Minor disturbance

Tuesday 16 October 2007

Finding time for the bunnies.

What's all this fuss over the Diana car crash? Yes, Al Fayed, I realise you believe your son was murdered, but it helps to have a consistent theory. Not a collection of inconsistencies.

We have a blinding flash, a mysterious Fiat and an alleged MI5 agent on a bike. Even Henri Paul's been nailed as a conspirator - despite, err, driving the car in to Pillar 13 and absolutely mauling himself beyond recognition. Suicidal hotel handiman? I think not.

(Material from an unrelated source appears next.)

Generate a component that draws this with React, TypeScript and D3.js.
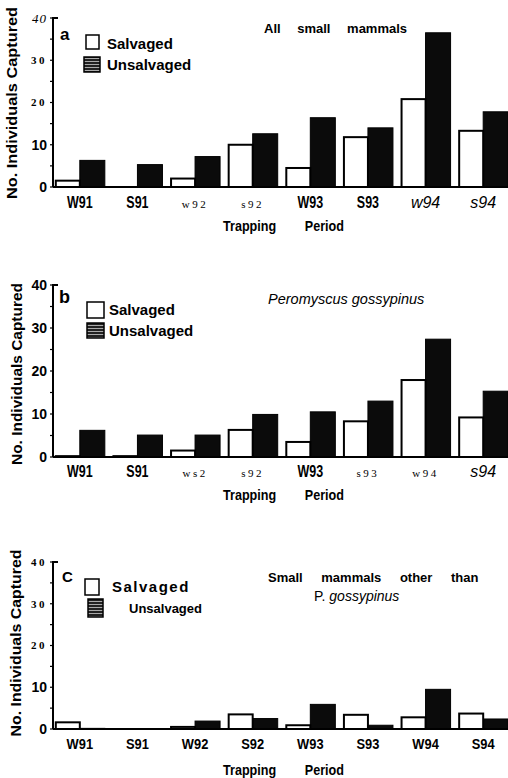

Apparently at the root of all this evil was Prince Edward and his scheme to get rid of the Princess before she tore down the Royal interiors. God only knows how he found time to hatch such a cunning plan between the horse riding, the polo and the cups of Earls Tea.

And even if he did, what's a guilty verdict going to achieve? The old fart's just about ready to croak it as he is. I struggle to see the Queen visiting Wakefield between her state trips.

What amuses me most is the suggestion that Liz could be called to the stand in the courtroom. Her Majesty getting drilled by the prosecution! Not being funny, but it'd never happen to Henry VIII. Now there's a man's king. Heads would be rolling long before the Tabloids got the slightest sniff of a Sunday headline.

I've had a peaceful couple of days off work. Two days filled with some of the most wonderfully idle conversation imaginable; including the state of the music industry, glitter, and riding cows up hills.

Although I have to say, having thought about it considerably, I'm beginning to doubt that cows are capable of climbing up hills. Using the same theory of science which deems it impossible for water to flow upwards. Surely it can't happen.

Cows are just so useless in every way - even their camouflage is all wrong.

What were you thinking of, mate? Grazing on a chess board?

And on the subject of farm animals - because clearly it's a great passion of mine - am I the only person heartless enough to watch Babe in its entirity and see nothing but a wasted bacon sarnie?

It's a bit like Chicken Run really. I can't watch that movie without one eye on my fillet burger. Just incase it tries to escape, you know?

Oh my mind's a sea of stupid thoughts.

When I've fallen for girls in the past, it's usually been thanks to a strong sexual connection with the rest of the relationship built on sand. Somehow I feel a bit vulnerable when the foundations are reversed. And while I've been guilty of rushing in with my trousers around my ankles before, it feels weird to want a girl for seemingly all the right reasons - and to complement my happiness as opposed to providing it.

Like that feeling, where you're not quite sure what a smile's going to look like, only you know that it's bound to light the room.

Anyway, Jesus Lucifer Christ. Things are getting busy at my end. Let me see if I can get this right. I'm sure I've muddled my dates.

Friday 19th October - Friend's Sister's 18th.
Saturday 20th October - Leicester Square for the Rugby.
Sunday 21st October - Cousin's 18th.
Friday 26th October - Oktoberfest at the Bavarian Beerhouse.
Wednesday 31st October - Halloween at the Middlesex Arms.
Thursday 1st November - Against Me! gig in Camden.
Saturday 17th November - Friend's Birthday in Watford Reflex.
Saturday 24th November - Watford vs. Barnsley match, out in Sheffield.
Friday 30th November - Bill Bailey live.
Thursday 6th December - of Montreal gig at the UCU.

I'm not entirely happy about consuming my Saturdays in advance. You never know why you might need them, but thank God I've paid for everything already. I knew I didn't waste ALL of that £3000 on Vodka.

Finally, please spare a thought for me this weekend when my parents will be leaving for a short break in Aylesbury. This isn't a big deal in itself, but when you take a peek in your garden and notice 14 giant starving rabbits, you start to become suicidal. Don't get me wrong. I dig bunnies...in small quantities.

It's just when every corner of the garden is a pair of eyes, it's easy to get paranoid.

I'd leave the job to my brother but Pet Sematary scared the hell out of me.